82. Houve inúmeras revoltas de guarnições militares sem qualquer explicação plausível que não o “aumento da indisciplina”, na linguagem dos historiadores. “No Pará”, diz João Ribeiro, “as tropas amotinadas detinham os generais, aprisionavam ou assassinavam os governadores, com o auxílio faccioso de todos os desordeiros, e só ao cabo de quatro anos se pôde […] restabelecer a ordem e o prestígio da autoridade.” Em Pernambuco, a “tropa saqueou a cidade; a discórdia durou outros tantos anos. […] No Maranhão, os anarquistas tentaram eliminar o escol da sociedade”. História do Brasil, 16a ed., pp. 377-8. O descontentamento contra os portugueses é outra manifestação do mesmo fenômeno, sendo o caso mais notório o da chamada “Revolução Praieira” de Pernambuco (1847-48): “Os praieiros pediam a nacionalização do comércio a varejo, e até a expulsão dos portugueses não ligados pela família às gentes do Brasil. Aos gritos de Mata marinheiro!, muitos portugueses foram vilmente assassinados em dias de maior tumulto”. Op. cit., p. 389.

 

 

“Nenhuma indústria cria mercado para si mesma.”

 

 

Observada em conjunto, a nova economia cafeeira baseada no trabalho assalariado apresenta certas similaridades com a antiga economia escravista: está constituída por uma multiplicidade de unidades produtoras que se ligam intimamente às correntes do comércio exterior. Todavia, se nos fixamos mais de perto no mecanismo dessas unidades, vemos que são profundas as diferenças. Para facilidade de exposição, consideraremos o processo econômico a partir do momento em que a produção é vendida ao exportador. O valor total dessa venda é a renda bruta da unidade produtiva, renda essa que deverá cobrir a depreciação do capital real utilizado no processo produtivo e remunerar a totalidade dos fatores utilizados na produção. A fim de simplificar a análise, dividiremos essa renda em dois grupos gerais: renda dos assalariados e renda dos proprietários. O comportamento desses dois grupos, no que respeita à utilização da renda, é sabidamente muito distinto. Os assalariados transformam a totalidade ou quase totalidade de sua renda em gastos de consumo. A classe proprietária, cujo nível de consumo é muito superior, retém parte de sua renda para aumentar seu capital, fonte dessa mesma renda.
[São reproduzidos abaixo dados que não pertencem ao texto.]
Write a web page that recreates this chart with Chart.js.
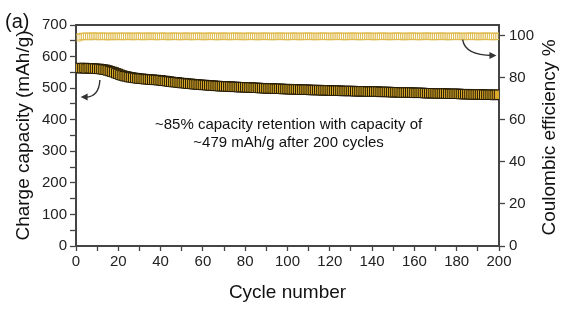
<!DOCTYPE html>
<html>
<head>
<meta charset="utf-8">
<script src="https://cdn.jsdelivr.net/npm/chart.js@4/dist/chart.umd.min.js"></script>
<style>
  html, body { margin: 0; padding: 0; background: #fff; }
  canvas { display: block; }
</style>
</head>
<body>
<canvas id="cycling" width="576" height="331"></canvas>
<script>
// cycle index
const cycles = [
  1,2,3,4,5,6,7,8,9,10,11,12,13,14,15,16,17,18,19,20,
  21,22,23,24,25,26,27,28,29,30,31,32,33,34,35,36,37,38,39,40,
  41,42,43,44,45,46,47,48,49,50,51,52,53,54,55,56,57,58,59,60,
  61,62,63,64,65,66,67,68,69,70,71,72,73,74,75,76,77,78,79,80,
  81,82,83,84,85,86,87,88,89,90,91,92,93,94,95,96,97,98,99,100,
  101,102,103,104,105,106,107,108,109,110,111,112,113,114,115,116,117,118,119,120,
  121,122,123,124,125,126,127,128,129,130,131,132,133,134,135,136,137,138,139,140,
  141,142,143,144,145,146,147,148,149,150,151,152,153,154,155,156,157,158,159,160,
  161,162,163,164,165,166,167,168,169,170,171,172,173,174,175,176,177,178,179,180,
  181,182,183,184,185,186,187,188,189,190,191,192,193,194,195,196,197,198,199,200
];

// charge capacity, mAh/g
const capacity = [
  563,564,563,564,562,563,563,562,562,561, 561,560,559,558,556,554,552,550,547,545,
  542,540,538,537,535,534,533,532,531,530, 530,529,528,528,527,527,526,526,525,525,
  523,523,522,521,520,519,519,518,517,516, 516,515,514,514,513,512,512,511,511,510,
  510,509,509,508,508,507,507,506,506,506, 505,505,505,504,504,504,503,503,503,503,
  502,502,502,501,501,501,500,500,500,499, 499,499,499,498,498,498,498,497,497,497,
  497,496,496,496,496,495,495,495,495,495, 494,494,494,494,494,493,493,493,493,493,
  492,492,492,492,492,491,491,491,491,491, 491,490,490,490,490,490,490,489,489,489,
  489,489,489,488,488,488,488,488,487,487, 487,487,487,486,486,486,486,486,486,485,
  485,485,485,485,484,484,484,484,484,484, 483,483,483,483,483,482,482,482,482,482,
  482,481,481,481,481,481,480,480,480,480, 480,480,479,479,479,479,479,478,479,479
];

// coulombic efficiency, %
const efficiency = [
  98.9,99.4,99.6,99.5,99.7,99.6,99.5,99.8,99.6,99.7, 99.5,99.6,99.7,99.6,99.4,99.6,99.7,99.5,99.6,99.6,
  99.7,99.5,99.6,99.6,99.7,99.6,99.5,99.6,99.7,99.6, 99.6,99.5,99.7,99.6,99.6,99.7,99.6,99.5,99.6,99.6,
  99.7,99.6,99.6,99.5,99.6,99.7,99.6,99.6,99.5,99.6, 99.6,99.7,99.6,99.6,99.5,99.6,99.7,99.6,99.6,99.6,
  99.5,99.6,99.7,99.6,99.6,99.6,99.5,99.6,99.7,99.6, 99.6,99.6,99.5,99.6,99.7,99.6,99.6,99.6,99.6,99.5,
  99.6,99.7,99.6,99.6,99.6,99.5,99.6,99.6,99.7,99.6, 99.6,99.6,99.5,99.6,99.6,99.7,99.6,99.6,99.6,99.5,
  99.6,99.6,99.7,99.6,99.6,99.5,99.6,99.6,99.6,99.7, 99.6,99.6,99.5,99.6,99.6,99.6,99.7,99.6,99.6,99.5,
  99.6,99.6,99.6,99.7,99.6,99.6,99.5,99.6,99.6,99.6, 99.7,99.6,99.6,99.5,99.6,99.6,99.6,99.7,99.6,99.6,
  99.5,99.6,99.6,99.6,99.7,99.6,99.6,99.5,99.6,99.6, 99.6,99.7,99.6,99.6,99.5,99.6,99.6,99.6,99.7,99.6,
  99.6,99.5,99.6,99.6,99.6,99.7,99.6,99.6,99.5,99.6, 99.6,99.6,99.7,99.6,99.6,99.5,99.6,99.6,99.6,99.7,
  99.6,99.6,99.5,99.6,99.6,99.6,99.7,99.6,99.6,99.5, 99.6,99.6,99.6,99.7,99.6,99.6,99.5,99.6,99.6,99.6
];

const xTicks = [0, 20, 40, 60, 80, 100, 120, 140, 160, 180, 200];
const capTicks = [0, 100, 200, 300, 400, 500, 600, 700];
const ceTicks = [0, 20, 40, 60, 80, 100];

const FONT = 'Arial, "Liberation Sans", sans-serif';
const AXIS = '#444';

const capPoints = cycles.map((c, i) => ({x: c, y: capacity[i]}));
const cePoints = cycles.map((c, i) => ({x: c, y: efficiency[i]}));

// text, arrows and right-hand title drawn on top of the chart
const decorations = {
    id: 'decorations',
    afterDatasetsDraw(chart) {
        const {ctx, chartArea, scales} = chart;
        const x = scales.x, y = scales.y, y1 = scales.y1;
        ctx.save();
        ctx.fillStyle = '#111';
        ctx.textAlign = 'center';
        ctx.textBaseline = 'middle';
        ctx.font = '15px ' + FONT;
        ctx.fillText('~85% capacity retention with capacity of', x.getPixelForValue(100.5), y.getPixelForValue(383));
        ctx.fillText('~479 mAh/g after 200 cycles', x.getPixelForValue(100.5), y.getPixelForValue(326));

        ctx.font = '20px ' + FONT;
        ctx.textAlign = 'left';
        ctx.fillText('(a)', 5, 22);

        // right axis title, reading bottom to top
        ctx.font = '19px ' + FONT;
        ctx.textAlign = 'center';
        ctx.translate(550, (chartArea.top + chartArea.bottom) / 2 + 2);
        ctx.rotate(-Math.PI / 2);
        ctx.fillText('Coulombic efficiency %', 0, 0);
        ctx.restore();

        const arrow = (sx, sy, cx, cy, ex, ey, ys, dir) => {
            const p0 = [x.getPixelForValue(sx), ys.getPixelForValue(sy)];
            const pc = [x.getPixelForValue(cx), ys.getPixelForValue(cy)];
            const p1 = [x.getPixelForValue(ex), ys.getPixelForValue(ey)];
            ctx.save();
            ctx.strokeStyle = '#333';
            ctx.fillStyle = '#333';
            ctx.lineWidth = 1.4;
            ctx.beginPath();
            ctx.moveTo(p0[0], p0[1]);
            ctx.quadraticCurveTo(pc[0], pc[1], p1[0] - dir * 4, p1[1]);
            ctx.stroke();
            ctx.beginPath();
            ctx.moveTo(p1[0], p1[1]);
            ctx.lineTo(p1[0] - dir * 7, p1[1] - 3.5);
            ctx.lineTo(p1[0] - dir * 7, p1[1] + 3.5);
            ctx.closePath();
            ctx.fill();
            ctx.restore();
        };
        arrow(11.3, 526, 10.8, 470, 2.2, 472, y, -1);
        arrow(182.8, 98, 184, 90.5, 198.8, 90.5, y1, 1);
    }
};

new Chart(document.getElementById('cycling'), {
    type: 'line',
    data: {
        datasets: [{
            label: 'Coulombic efficiency',
            data: cePoints,
            yAxisID: 'y1',
            showLine: false,
            pointStyle: 'rect',
            pointRadius: 4.6,
            pointBorderWidth: 1,
            pointBorderColor: 'rgba(222,184,72,0.75)',
            pointBackgroundColor: 'rgba(255,255,255,0)'
        }, {
            label: 'Charge capacity',
            data: capPoints,
            yAxisID: 'y',
            showLine: false,
            pointStyle: 'rect',
            pointRadius: 6.6,
            pointBorderWidth: 1,
            pointBorderColor: '#231a06',
            pointBackgroundColor: '#dcab2a'
        }]
    },
    options: {
        responsive: false,
        animation: false,
        events: [],
        layout: {padding: {left: 0, right: 0, top: 25, bottom: 23}},
        plugins: {legend: {display: false}, tooltip: {enabled: false}},
        scales: {
            x: {
                type: 'linear', min: 0, max: 200,
                afterBuildTicks: s => { s.ticks = []; for (let v = 0; v <= 200; v += 10) s.ticks.push({value: v}); },
                afterFit: s => { s.height = 62; },
                ticks: {
                    color: '#222', font: {family: FONT, size: 15}, padding: 2, maxRotation: 0, autoSkip: false,
                    callback: v => xTicks.includes(v) ? String(v) : ''
                },
                grid: {drawOnChartArea: false, tickLength: 5, tickColor: AXIS, tickWidth: 1.3},
                border: {color: AXIS, width: 2},
                title: {display: true, text: 'Cycle number', color: '#111', font: {family: FONT, size: 19}, padding: {top: 4, bottom: 4}}
            },
            x2: {
                type: 'linear', position: 'top', min: 0, max: 200,
                afterFit: s => { s.height = 0; },
                ticks: {display: false},
                grid: {drawOnChartArea: false, drawTicks: false},
                border: {color: AXIS, width: 2}
            },
            y: {
                type: 'linear', position: 'left', min: 0, max: 700,
                afterBuildTicks: s => { s.ticks = []; for (let v = 0; v <= 700; v += 50) s.ticks.push({value: v}); },
                afterFit: s => { s.width = 76; },
                ticks: {
                    color: '#222', font: {family: FONT, size: 15}, padding: 3, autoSkip: false,
                    callback: v => capTicks.includes(v) ? String(v) : ''
                },
                grid: {drawOnChartArea: false, tickLength: 6, tickColor: AXIS, tickWidth: 1.3},
                border: {color: AXIS, width: 2},
                title: {display: true, text: 'Charge capacity (mAh/g)', color: '#111', font: {family: FONT, size: 19}, padding: {top: 12, bottom: 0}}
            },
            y1: {
                type: 'linear', position: 'right', min: 0, max: 105,
                afterBuildTicks: s => { s.ticks = ceTicks.map(v => ({value: v})); },
                afterFit: s => { s.width = 77; },
                ticks: {color: '#222', font: {family: FONT, size: 15}, padding: 4, autoSkip: false},
                grid: {drawOnChartArea: false, tickLength: 6, tickColor: AXIS, tickWidth: 1.3},
                border: {color: AXIS, width: 2}
            }
        }
    },
    plugins: [decorations]
});
</script>
</body>
</html>
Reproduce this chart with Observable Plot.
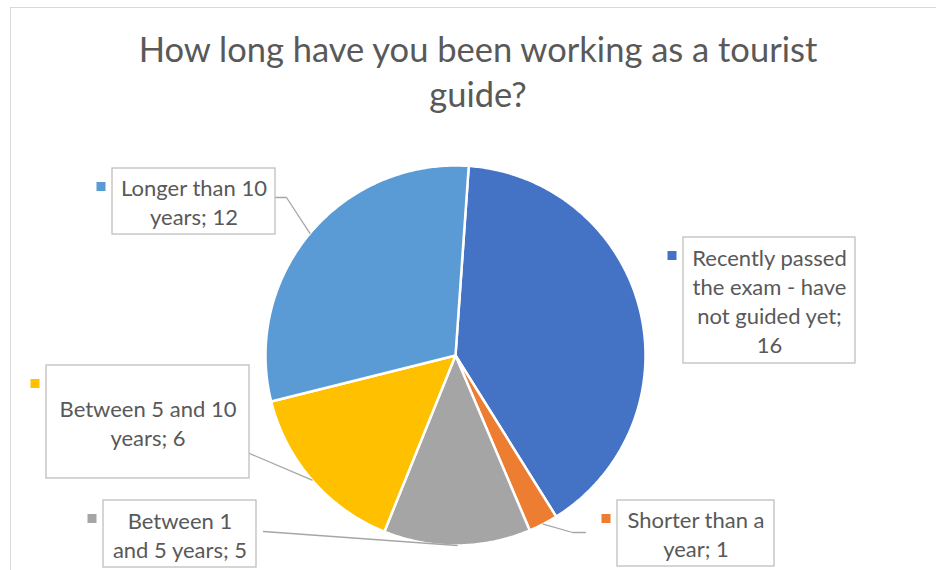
<!DOCTYPE html>
<html><head><meta charset="utf-8">
<script src="https://cdn.jsdelivr.net/npm/d3@7"></script>
<script src="https://cdn.jsdelivr.net/npm/@observablehq/plot@0.6"></script>
<style>
body{margin:0;background:#fff;overflow:hidden;width:936px;height:570px;position:relative;font-family:Lato,sans-serif}
#frame{position:absolute;left:10px;top:7px;width:1000px;height:700px;border-left:1.5px solid #d9d9d9;border-top:1.5px solid #d9d9d9;box-sizing:border-box}
#title{position:absolute;left:10px;top:0;width:936px;text-align:center;color:#595959;font-size:34.5px;line-height:45px;padding-top:26px}
#chart{position:absolute;left:0;top:140px}
</style></head><body>
<div id="frame"></div>
<div id="title">How long have you been working as a tourist<br>guide?</div>
<div id="chart"></div>
<script>
// ---- data ----
const categories = ["Recently passed the exam - have not guided yet","Shorter than a year","Between 1 and 5 years","Between 5 and 10 years","Longer than 10 years"];
const values = [16, 1, 5, 6, 12];
const labelText = ["Recently passed\nthe exam - have\nnot guided yet;\n16", "Shorter than a\nyear; 1", "Between 1\nand 5 years; 5", "Between 5 and 10\nyears; 6", "Longer than 10\nyears; 12"];
const colors = ["#4472C4","#ED7D31","#A5A5A5","#FFC000","#5B9BD5"];

// ---- layout ----
const W = 936, H = 430;
const R = 190;            // pie radius in px
const cx = 455, cy = 215; // pie centre in px within the svg
const startAngle = 4;     // degrees, first slice angle
// label boxes: centre offset from pie centre (px, y down), size (px)
const labelBoxes = [
  {dx: 314,    dy: -55,   w: 172, h: 126},
  {dx: 240.5,  dy: 178,   w: 157, h: 66},
  {dx: -275.5, dy: 178.5, w: 153, h: 67},
  {dx: -307.5, dy: 66.5,  w: 203, h: 113},
  {dx: -261.5, dy: -154,  w: 163, h: 66}
];
// leader line start/bend points (px offsets from pie centre, y down); empty = no leader
const leaderBends = [[], [[130,177],[117,177]], [[-192,176]], [[-206,98]], [[-180,-158],[-169,-158]]];
const keySize = 9, keyGap = 11, keyTop = 18.5;

// ---- derived ----
const a0 = startAngle * Math.PI / 180;
const arcs = d3.pie().sort(null).value(d => d).startAngle(a0).endAngle(a0 + 2 * Math.PI)(values);
const slicePts = [];
arcs.forEach((a, i) => {
  slicePts.push({cat: categories[i], x: 0, y: 0});
  const n = Math.max(2, Math.ceil((a.endAngle - a.startAngle) / 0.01));
  for (let k = 0; k <= n; k++) {
    const t = a.startAngle + (a.endAngle - a.startAngle) * k / n;
    slicePts.push({cat: categories[i], x: Math.sin(t), y: Math.cos(t)});
  }
});
const u = v => v / R;
const boxes = labelBoxes.map((b, i) => ({
  cat: categories[i], text: labelText[i],
  x: u(b.dx), y: -u(b.dy),
  x1: u(b.dx - b.w / 2), x2: u(b.dx + b.w / 2),
  y1: -u(b.dy - b.h / 2), y2: -u(b.dy + b.h / 2)
}));
const keys = labelBoxes.map((b, i) => {
  const kx = b.dx - b.w / 2 - keyGap, ky = b.dy - b.h / 2 + keyTop;
  return {cat: categories[i], x1: u(kx - keySize / 2), x2: u(kx + keySize / 2), y1: -u(ky - keySize / 2), y2: -u(ky + keySize / 2)};
});
const leaderPts = [];
leaderBends.forEach((pts, i) => {
  if (!pts.length) return;
  pts.forEach(p => leaderPts.push({id: i, x: u(p[0]), y: -u(p[1])}));
  const mid = (arcs[i].startAngle + arcs[i].endAngle) / 2;
  leaderPts.push({id: i, x: Math.sin(mid), y: Math.cos(mid)});
});

const chart = Plot.plot({
  width: W, height: H, margin: 0,
  style: {fontFamily: "Lato, sans-serif", background: "transparent"},
  x: {domain: [-cx / R, (W - cx) / R], axis: null},
  y: {domain: [-(H - cy) / R, cy / R], axis: null},
  color: {domain: categories, range: colors},
  marks: [
    Plot.line(slicePts, {x: "x", y: "y", z: "cat", fill: "cat", stroke: "white", strokeWidth: 2.5, curve: "linear-closed"}),
    Plot.line(leaderPts, {x: "x", y: "y", z: "id", stroke: "#a6a6a6", strokeWidth: 1.3}),
    Plot.rect(boxes, {x1: "x1", x2: "x2", y1: "y1", y2: "y2", fill: "white", stroke: "#bfbfbf", strokeWidth: 1.3}),
    Plot.rect(keys, {x1: "x1", x2: "x2", y1: "y1", y2: "y2", fill: "cat"}),
    Plot.text(boxes, {x: "x", y: "y", text: "text", fontSize: 22, lineHeight: 1.32, fill: "#595959", fontFamily: "Lato, sans-serif"})
  ]
});
document.getElementById("chart").appendChild(chart);
</script>
</body></html>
Vejamos como se propaga o fluxo de renda criado pelas exportações. Os gastos de consumo — compra de alimentos, roupas, serviços etc. — vêm a constituir a renda dos pequenos produtores, comerciantes etc. Estes últimos também transformam grande parte de sua própria renda em gastos de consumo. Destarte, a soma de todos esses gastos terá necessariamente de exceder de muito a renda monetária criada pela atividade exportadora. Suponhamos agora que ocorra um aumento do impulso externo. Crescendo a massa de salários pagos, aumentaria automaticamente a procura de artigos de consumo. A produção de parte destes últimos, por seu lado, pode ser expandida com relativa facilidade, dada a existência de mão de obra e terras subutilizadas, particularmente em certas regiões em que predomina a atividade de subsistência. Desta forma o aumento do impulso externo — atuando sobre um setor da economia organizado à base de trabalho assalariado — determina melhor utilização de fatores já existentes no país.136 Demais, o aumento de produtividade — efeito secundário do impulso externo — manifesta-se fora da unidade produtora-exportadora. A massa de salários pagos no setor exportador vem a ser, por conseguinte, o núcleo de uma economia de mercado interno. Quando convergem certos fatores a que nos referiremos mais adiante, o mercado interno se encontra em condições de crescer mais intensamente que a economia de exportação, se bem que o impulso de crescimento tenha origem nesta última.”

136. Exemplo típico da melhor utilização dos recursos provocada pela expansão da procura interna de bens de consumo é dado pela economia de subsistência formada no sul do país com imigração de origem europeia. Veja-se capítulo 25.